▸ Requirement
Please transcribe the data below exactly. Leave the pictures out.

▸ Available data
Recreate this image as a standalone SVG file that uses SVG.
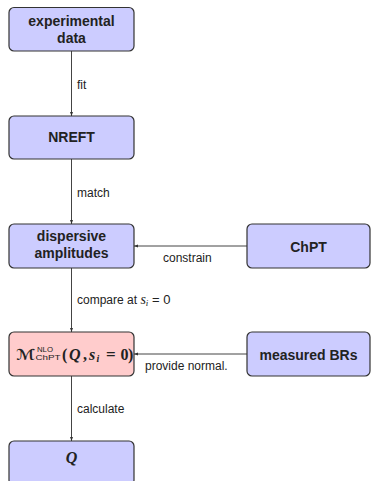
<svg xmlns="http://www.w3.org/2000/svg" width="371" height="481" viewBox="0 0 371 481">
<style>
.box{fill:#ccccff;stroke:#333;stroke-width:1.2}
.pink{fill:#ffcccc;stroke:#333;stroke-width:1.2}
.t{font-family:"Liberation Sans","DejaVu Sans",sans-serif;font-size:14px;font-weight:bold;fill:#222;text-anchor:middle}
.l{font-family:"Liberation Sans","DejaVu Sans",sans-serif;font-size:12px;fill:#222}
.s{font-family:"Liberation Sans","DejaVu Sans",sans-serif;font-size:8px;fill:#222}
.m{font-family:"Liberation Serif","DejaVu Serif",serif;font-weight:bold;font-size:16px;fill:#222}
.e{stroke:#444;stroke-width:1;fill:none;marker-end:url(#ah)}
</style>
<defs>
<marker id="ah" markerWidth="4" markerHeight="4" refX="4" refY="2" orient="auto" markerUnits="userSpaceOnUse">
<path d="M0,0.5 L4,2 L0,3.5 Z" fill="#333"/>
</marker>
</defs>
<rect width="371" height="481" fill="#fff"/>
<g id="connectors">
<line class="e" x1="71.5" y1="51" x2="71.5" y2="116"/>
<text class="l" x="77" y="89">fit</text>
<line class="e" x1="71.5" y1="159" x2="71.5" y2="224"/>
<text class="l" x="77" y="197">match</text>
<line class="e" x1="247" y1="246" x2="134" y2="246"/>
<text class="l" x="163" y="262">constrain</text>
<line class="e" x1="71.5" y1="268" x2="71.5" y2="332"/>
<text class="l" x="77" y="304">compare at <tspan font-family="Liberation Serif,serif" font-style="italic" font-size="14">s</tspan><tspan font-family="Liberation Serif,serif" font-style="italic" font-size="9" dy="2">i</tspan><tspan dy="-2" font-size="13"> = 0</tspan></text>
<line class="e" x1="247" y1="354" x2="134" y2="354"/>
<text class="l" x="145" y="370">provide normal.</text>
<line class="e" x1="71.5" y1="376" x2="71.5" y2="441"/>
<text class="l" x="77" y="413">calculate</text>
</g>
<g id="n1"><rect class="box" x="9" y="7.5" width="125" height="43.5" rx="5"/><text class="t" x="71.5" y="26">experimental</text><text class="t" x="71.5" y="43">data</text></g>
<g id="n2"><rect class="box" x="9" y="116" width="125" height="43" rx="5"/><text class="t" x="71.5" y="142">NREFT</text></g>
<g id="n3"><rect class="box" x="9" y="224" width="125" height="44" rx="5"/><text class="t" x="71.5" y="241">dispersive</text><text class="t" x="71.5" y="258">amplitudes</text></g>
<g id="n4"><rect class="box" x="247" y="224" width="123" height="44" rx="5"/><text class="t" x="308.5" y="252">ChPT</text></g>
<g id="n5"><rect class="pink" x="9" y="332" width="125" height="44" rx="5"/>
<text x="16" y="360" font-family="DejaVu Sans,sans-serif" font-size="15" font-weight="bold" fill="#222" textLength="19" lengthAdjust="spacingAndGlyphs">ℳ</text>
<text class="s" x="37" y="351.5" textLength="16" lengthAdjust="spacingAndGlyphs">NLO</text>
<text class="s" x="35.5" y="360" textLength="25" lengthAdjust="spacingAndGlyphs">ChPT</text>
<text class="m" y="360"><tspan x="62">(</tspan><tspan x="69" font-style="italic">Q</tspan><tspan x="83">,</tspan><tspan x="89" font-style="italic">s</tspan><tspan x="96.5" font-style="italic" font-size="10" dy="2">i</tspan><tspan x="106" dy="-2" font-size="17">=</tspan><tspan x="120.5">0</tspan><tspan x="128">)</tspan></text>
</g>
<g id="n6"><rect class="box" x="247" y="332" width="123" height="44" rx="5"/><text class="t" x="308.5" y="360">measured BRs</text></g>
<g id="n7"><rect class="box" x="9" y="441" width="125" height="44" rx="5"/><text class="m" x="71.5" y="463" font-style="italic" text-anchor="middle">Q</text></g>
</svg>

▸ Completed task
Recreate this image as a standalone SVG file that uses SVG.
<svg xmlns="http://www.w3.org/2000/svg" width="371" height="481" viewBox="0 0 371 481">
<style>
.box{fill:#ccccff;stroke:#333;stroke-width:1.2}
.pink{fill:#ffcccc;stroke:#333;stroke-width:1.2}
.t{font-family:"Liberation Sans","DejaVu Sans",sans-serif;font-size:14px;font-weight:bold;fill:#222;text-anchor:middle}
.l{font-family:"Liberation Sans","DejaVu Sans",sans-serif;font-size:12px;fill:#222}
.s{font-family:"Liberation Sans","DejaVu Sans",sans-serif;font-size:8px;fill:#222}
.m{font-family:"Liberation Serif","DejaVu Serif",serif;font-weight:bold;font-size:16px;fill:#222}
.e{stroke:#444;stroke-width:1;fill:none;marker-end:url(#ah)}
</style>
<defs>
<marker id="ah" markerWidth="4" markerHeight="4" refX="4" refY="2" orient="auto" markerUnits="userSpaceOnUse">
<path d="M0,0.5 L4,2 L0,3.5 Z" fill="#333"/>
</marker>
</defs>
<rect width="371" height="481" fill="#fff"/>
<g id="connectors">
<line class="e" x1="71.5" y1="51" x2="71.5" y2="116"/>
<text class="l" x="77" y="89">fit</text>
<line class="e" x1="71.5" y1="159" x2="71.5" y2="224"/>
<text class="l" x="77" y="197">match</text>
<line class="e" x1="247" y1="246" x2="134" y2="246"/>
<text class="l" x="163" y="262">constrain</text>
<line class="e" x1="71.5" y1="268" x2="71.5" y2="332"/>
<text class="l" x="77" y="304">compare at <tspan font-family="Liberation Serif,serif" font-style="italic" font-size="14">s</tspan><tspan font-family="Liberation Serif,serif" font-style="italic" font-size="9" dy="2">i</tspan><tspan dy="-2" font-size="13"> = 0</tspan></text>
<line class="e" x1="247" y1="354" x2="134" y2="354"/>
<text class="l" x="145" y="370">provide normal.</text>
<line class="e" x1="71.5" y1="376" x2="71.5" y2="441"/>
<text class="l" x="77" y="413">calculate</text>
</g>
<g id="n1"><rect class="box" x="9" y="7.5" width="125" height="43.5" rx="5"/><text class="t" x="71.5" y="26">experimental</text><text class="t" x="71.5" y="43">data</text></g>
<g id="n2"><rect class="box" x="9" y="116" width="125" height="43" rx="5"/><text class="t" x="71.5" y="142">NREFT</text></g>
<g id="n3"><rect class="box" x="9" y="224" width="125" height="44" rx="5"/><text class="t" x="71.5" y="241">dispersive</text><text class="t" x="71.5" y="258">amplitudes</text></g>
<g id="n4"><rect class="box" x="247" y="224" width="123" height="44" rx="5"/><text class="t" x="308.5" y="252">ChPT</text></g>
<g id="n5"><rect class="pink" x="9" y="332" width="125" height="44" rx="5"/>
<text x="16" y="360" font-family="DejaVu Sans,sans-serif" font-size="15" font-weight="bold" fill="#222" textLength="19" lengthAdjust="spacingAndGlyphs">ℳ</text>
<text class="s" x="37" y="351.5" textLength="16" lengthAdjust="spacingAndGlyphs">NLO</text>
<text class="s" x="35.5" y="360" textLength="25" lengthAdjust="spacingAndGlyphs">ChPT</text>
<text class="m" y="360"><tspan x="62">(</tspan><tspan x="69" font-style="italic">Q</tspan><tspan x="83">,</tspan><tspan x="89" font-style="italic">s</tspan><tspan x="96.5" font-style="italic" font-size="10" dy="2">i</tspan><tspan x="106" dy="-2" font-size="17">=</tspan><tspan x="120.5">0</tspan><tspan x="128">)</tspan></text>
</g>
<g id="n6"><rect class="box" x="247" y="332" width="123" height="44" rx="5"/><text class="t" x="308.5" y="360">measured BRs</text></g>
<g id="n7"><rect class="box" x="9" y="441" width="125" height="44" rx="5"/><text class="m" x="71.5" y="463" font-style="italic" text-anchor="middle">Q</text></g>
</svg>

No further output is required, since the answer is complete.